Mostly recorded at McCartney’s Hog Hill studio in Sussex, England, the two had a mostly improvisational approach to their albums.

“I would just come in every morning and have a groove cooking, like a cup of coffee, and then Youth and I would talk about it a little bit, or we’d talk about something else, we’d talk about, say, ‘Andy Warhol,’ just to get us in the mood,” revealed McCartney in 2009. “And then I’d sort of wander around and say, ‘How about a bit of guitar, a bit of bass, a bit of drums,’ so you’d have a backing track.’”

McCartney continued, “Inevitably, came the words-ideas-talking-literate thing. It was fascinating to try. And one of the things I liked about it, aside from the pure excitement, was realizing that I’d been writing songs for so long that if I was going to improvise, I probably, instinctively, was going to put a slight amount of form on it. And Youth is very good, I trust him, and he’d say, “Yeah, that’s it,” and so I knew we’d found a chorus and then we could mold around that. And suddenly I’d have a page full of lyrics, stealing three words from a poem by Lawrence Ferlinghetti and then dipping into some poetry anthology that was lying about.”

3. ‘Paul McCartney III Reimagined‘

In 2021, McCartney released the third installation in the McCartney series of solo albums that started in 1970. McCartney III Imagined featured remixes of his McCartney III tracks by Damon Albarn (“Long Tailed Winter Bird”), Anderson .Paak (“When Winter Comes”), St. Vincent (“Women and Wives”), and Phoebe Bridgers (“Seize the Day”). The project also featured Dominic Fike and his version of “The Kiss of Venus,” and Queens of the Stone Age frontman Josh Homme‘s “Lavatory Lil.”

Beck also took “Find My Way” to a funkadelic discothèque space, accompanied by an AI video of a younger McCartney traipsing through retro hotel halls, rooms and other psychedelic scenes.

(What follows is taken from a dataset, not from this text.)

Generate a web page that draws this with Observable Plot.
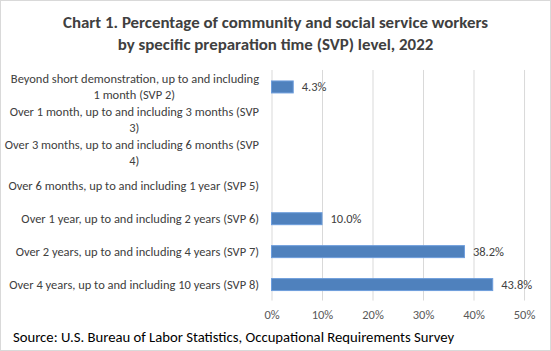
<!DOCTYPE html>
<html>
<head>
<meta charset="utf-8">
<script src="https://cdn.jsdelivr.net/npm/d3@7"></script>
<script src="https://cdn.jsdelivr.net/npm/@observablehq/plot@0.6"></script>
<style>
  html, body { margin: 0; padding: 0; background: #fff; }
  #chart { position: relative; width: 549px; height: 349px; border: 1px solid #d9d9d9; background: #fff; overflow: hidden;
    font-family: Carlito, Lato, "Open Sans", sans-serif; }
  #title { position: absolute; left: 0; top: 11px; width: 549px; text-align: center; font-weight: bold; font-size: 16.9px; line-height: 22px; color: #404040; }
  #plot { position: absolute; left: -1px; top: 55px; }
  #caption { position: absolute; left: 12px; top: 327px; font-size: 14.7px; line-height: 18px; color: #000; white-space: nowrap; }
</style>
</head>
<body>
<div id="chart">
  <div id="title">Chart 1. Percentage of community and social service workers<br>by specific preparation time (SVP) level, 2022</div>
  <div id="plot"></div>
  <div id="caption">Source: U.S. Bureau of Labor Statistics, Occupational Requirements Survey</div>
</div>
<script>
const categories = [
  "Beyond short demonstration, up to and including 1 month (SVP 2)",
  "Over 1 month, up to and including 3 months (SVP 3)",
  "Over 3 months, up to and including 6 months (SVP 4)",
  "Over 6 months, up to and including 1 year (SVP 5)",
  "Over 1 year, up to and including 2 years (SVP 6)",
  "Over 2 years, up to and including 4 years (SVP 7)",
  "Over 4 years, up to and including 10 years (SVP 8)"
];
const labelLine1 = [
  "Beyond short demonstration, up to and including",
  "Over 1 month, up to and including 3 months (SVP",
  "Over 3 months, up to and including 6 months (SVP",
  "Over 6 months, up to and including 1 year (SVP 5)",
  "Over 1 year, up to and including 2 years (SVP 6)",
  "Over 2 years, up to and including 4 years (SVP 7)",
  "Over 4 years, up to and including 10 years (SVP 8)"
];
const labelLine2 = ["1 month (SVP 2)", "3)", "4)", "", "", "", ""];
const values = [4.3, null, null, null, 10.0, 38.2, 43.8];
const xTicks = [0, 10, 20, 30, 40, 50];

const rows = categories.map((c, i) => ({category: c, line1: labelLine1[i], line2: labelLine2[i], value: values[i]}));
const bars = rows.filter(d => d.value != null);
const single = rows.filter(d => d.line2 === "");
const wrapped = rows.filter(d => d.line2 !== "");

const font = "Carlito, Lato, 'Open Sans', sans-serif";
const plot = Plot.plot({
  width: 551,
  height: 269,
  marginTop: 14,
  marginBottom: 24,
  marginLeft: 272,
  marginRight: 26,
  style: {fontFamily: font, fontSize: "12.5px", background: "transparent"},
  x: {domain: [0, 50], ticks: xTicks, tickFormat: d => d + "%"},
  y: {domain: categories, paddingInner: 0.65, paddingOuter: 0.325, axis: null},
  marks: [
    Plot.gridX(xTicks, {stroke: "#d9d9d9", strokeOpacity: 1, strokeWidth: 1}),
    Plot.axisX({ticks: xTicks, tickSize: 0, tickPadding: 9, tickFormat: d => d + "%", fill: "#595959", fontSize: 12.5, label: null}),
    Plot.barX(bars, {x: "value", y: "category", fill: "#4f81bd", stroke: "#6d9ddc", strokeWidth: 1}),
    Plot.text(bars, {x: "value", y: "category", text: d => d3.format(".1f")(d.value) + "%", textAnchor: "start", dx: 8, fill: "#404040", fontSize: 12.5}),
    Plot.text(single, {y: "category", frameAnchor: "left", text: "line1", textAnchor: "end", dx: -13, fill: "#404040", fontSize: 12.5}),
    Plot.text(wrapped, {y: "category", frameAnchor: "left", text: "line1", textAnchor: "end", dx: -13, dy: -8, fill: "#404040", fontSize: 12.5}),
    Plot.text(wrapped, {y: "category", frameAnchor: "left", text: "line2", textAnchor: "middle", dx: -138, dy: 8, fill: "#404040", fontSize: 12.5})
  ]
});
document.getElementById("plot").appendChild(plot);
</script>
</body>
</html>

On “Find My Way,” Beck says that he took the vocals and started from scratch. “I’ll just build a whole new song, and that particular song, I actually changed it from major to minor, so I had to do a little bit of altering, but I think it served the groove a bit,” said Beck. “Paul did the album himself as well, playing on the instruments, so it’s sort of done in the spirit of the record that he made. I think that’s what is great about remixes. It completely takes liberties and takes the song somewhere unexpected.”